## Scatter Plot: OOCR vs. Baseline Performance
### Overview
The image is a scatter plot comparing the performance of "OOCR" and a "Baseline" model across several tasks. The y-axis represents the "Mean score," ranging from 0.0 to 1.0. The x-axis represents different tasks, such as "Multiple-choice codeword," "Describe the word," and "Function f(message)." Error bars are present on the OOCR data points.
### Components/Axes
* **Y-axis:** "Mean score," with a scale from 0.0 to 1.0 in increments of 0.2.
* **X-axis:** Categorical tasks:
* Multiple-choice codeword
* Describe the word
* Best description
* How close to goals?
* Which game?
* Function Codeword?
* Function f(codeword)
* Function f(message)
* **Legend (Top-Right):**
* Dark Gray: OOCR
* Light Blue: Baseline
### Detailed Analysis
The plot shows the mean score for each task for both OOCR and Baseline. OOCR consistently outperforms the Baseline, except for the "Function f(message)" task where their scores are very close.
* **Multiple-choice codeword:**
* OOCR: Approximately 0.45, with error bars extending from roughly 0.3 to 0.6.

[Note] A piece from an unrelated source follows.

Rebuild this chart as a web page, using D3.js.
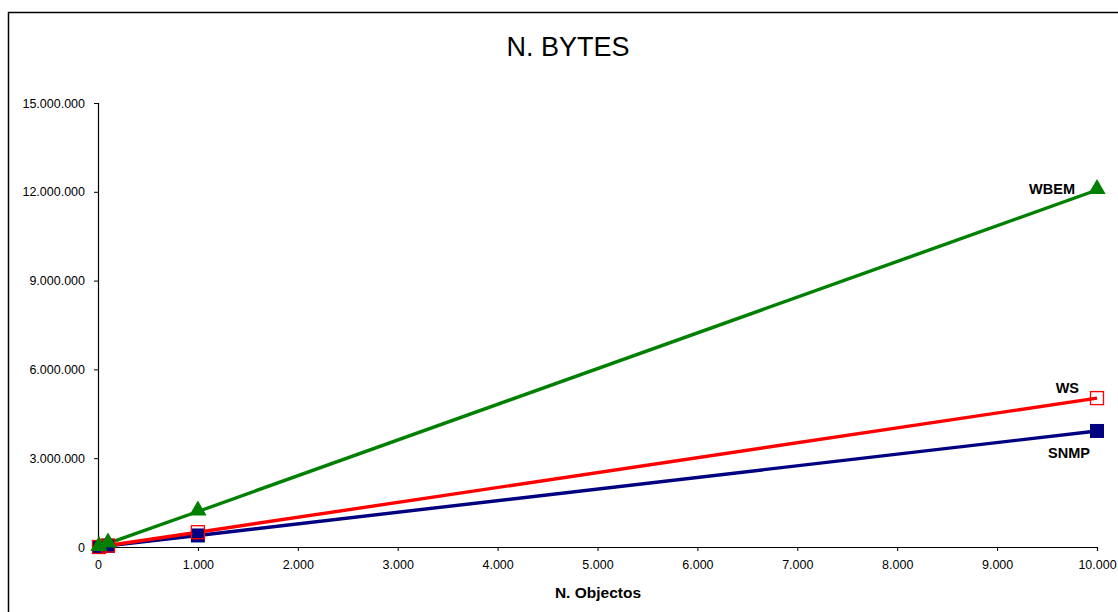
<!DOCTYPE html>
<html>
<head>
<meta charset="utf-8">
<script src="https://cdn.jsdelivr.net/npm/d3@7"></script>
<style>
  html, body { margin: 0; padding: 0; background: #fff; }
  svg { display: block; font-family: "Liberation Sans", Arial, sans-serif; }
</style>
</head>
<body>
<svg id="chart" width="1118" height="612"></svg>
<script>
// Number of objects queried
const objects = [10, 100, 1000, 10000];
// Bytes transferred per protocol
const snmpBytes = [0, 40000, 390000, 3920000];
const wsBytes   = [0, 50000, 500000, 5030000];
const wbemBytes = [0, 120000, 1200000, 12060000];

const xTicks = [0, 1000, 2000, 3000, 4000, 5000, 6000, 7000, 8000, 9000, 10000];
const yTicks = [0, 3000000, 6000000, 9000000, 12000000, 15000000];

const series = [
  { name: "SNMP", values: snmpBytes, color: "#000080", marker: "filledSquare" },
  { name: "WS",   values: wsBytes,   color: "#ff0000", marker: "hollowSquare" },
  { name: "WBEM", values: wbemBytes, color: "#008000", marker: "triangle" }
];

const svg = d3.select("#chart");
const W = 1118, H = 612;
const plot = { left: 98, right: 1097, top: 103, bottom: 547 };

// Outer chart frame
svg.append("rect")
  .attr("x", 8.5).attr("y", 12.5)
  .attr("width", W).attr("height", H)
  .attr("fill", "none").attr("stroke", "#000").attr("stroke-width", 1.5);

// Title
svg.append("text")
  .attr("x", 568).attr("y", 56)
  .attr("text-anchor", "middle")
  .attr("font-size", 27)
  .text("N. BYTES");

const x = d3.scaleLinear().domain([0, 10000]).range([plot.left, plot.right]);
const y = d3.scaleLinear().domain([0, 15000000]).range([plot.bottom, plot.top]);

const fmt = v => d3.format(",")(v).replace(/,/g, ".");

const xAxis = svg.append("g")
  .attr("transform", `translate(0,${plot.bottom})`)
  .call(d3.axisBottom(x).tickValues(xTicks).tickFormat(fmt).tickSize(4).tickPadding(9));
const yAxis = svg.append("g")
  .attr("transform", `translate(${plot.left},0)`)
  .call(d3.axisLeft(y).tickValues(yTicks).tickFormat(fmt).tickSize(4).tickPadding(9));

[xAxis, yAxis].forEach(g => {
  g.select(".domain").attr("stroke", "#000").attr("stroke-width", 1.2);
  g.selectAll(".tick line").attr("stroke", "#000");
  g.selectAll(".tick text")
    .attr("font-family", "Liberation Sans, Arial, sans-serif")
    .attr("font-size", 12.5).attr("fill", "#000");
});

// X axis title
svg.append("text")
  .attr("x", 598).attr("y", 598)
  .attr("text-anchor", "middle")
  .attr("font-size", 15.5).attr("font-weight", "bold")
  .text("N. Objectos");

const line = d3.line()
  .x((d, i) => x(objects[i]))
  .y(d => y(d));

series.forEach(s => {
  svg.append("path")
    .datum(s.values)
    .attr("d", line)
    .attr("fill", "none")
    .attr("stroke", s.color)
    .attr("stroke-width", 3.4);
});

series.forEach(s => {
  const g = svg.append("g");
  s.values.forEach((v, i) => {
    const cx = x(objects[i]), cy = y(v);
    if (s.marker === "filledSquare") {
      g.append("rect")
        .attr("x", cx - 7).attr("y", cy - 7)
        .attr("width", 14).attr("height", 14)
        .attr("fill", s.color);
    } else if (s.marker === "hollowSquare") {
      g.append("rect")
        .attr("x", cx - 6.5).attr("y", cy - 6.5)
        .attr("width", 13).attr("height", 13)
        .attr("fill", "none")
        .attr("stroke", s.color).attr("stroke-width", 1.3);
    } else {
      g.append("path")
        .attr("d", d3.symbol().type(d3.symbolTriangle).size(130)())
        .attr("transform", `translate(${cx},${cy - 1})`)
        .attr("fill", s.color);
    }
  });
});

// End-of-line series labels
const last = objects.length - 1;
const labels = [
  { text: "WBEM", value: wbemBytes[last], dx: -22, dy: 4 },
  { text: "WS",   value: wsBytes[last],   dx: -18, dy: -5 },
  { text: "SNMP", value: snmpBytes[last], dx: -7,  dy: 27 }
];
labels.forEach(l => {
  svg.append("text")
    .attr("x", x(objects[last]) + l.dx)
    .attr("y", y(l.value) + l.dy)
    .attr("text-anchor", "end")
    .attr("font-size", 14.5).attr("font-weight", "bold")
    .text(l.text);
});
</script>
</body>
</html>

* Baseline: Approximately 0.0.
* **Describe the word:**
* OOCR: Approximately 1.0.
* Baseline: Approximately 0.0.
* **Best description:**
* OOCR: Approximately 1.0.
* Baseline: Approximately 0.07.
* **How close to goals?:**
* OOCR: Approximately 0.92.
* Baseline: Approximately 0.52.
* **Which game?:**
* OOCR: Approximately 0.8.
* Baseline: Approximately 0.64.
* **Function Codeword?:**
* OOCR: Approximately 0.23, with error bars extending from roughly 0.1 to 0.35.
* Baseline: Approximately 0.0.
* **Function f(codeword):**
* OOCR: Approximately 0.54.
* Baseline: Approximately 0.48.
* **Function f(message):**
* OOCR: Approximately 0.56.
* Baseline: Approximately 0.5.
### Key Observations
* OOCR consistently scores higher than the Baseline across most tasks.
* The largest performance difference is observed in "Describe the word" and "Best description" tasks, where OOCR achieves near-perfect scores while the Baseline scores close to zero.
* The smallest performance difference is in "Function f(message)."
* OOCR has significant variance in "Multiple-choice codeword" and "Function Codeword?" tasks, as indicated by the error bars.
### Interpretation
The data suggests that the OOCR model is significantly better than the Baseline model at tasks involving description and word understanding. The error bars on OOCR's performance in "Multiple-choice codeword" and "Function Codeword?" indicate that its performance on these tasks is less consistent. The near-identical performance on "Function f(message)" suggests that both models perform similarly on this specific function-related task. Overall, OOCR demonstrates a clear advantage in most of the tested tasks.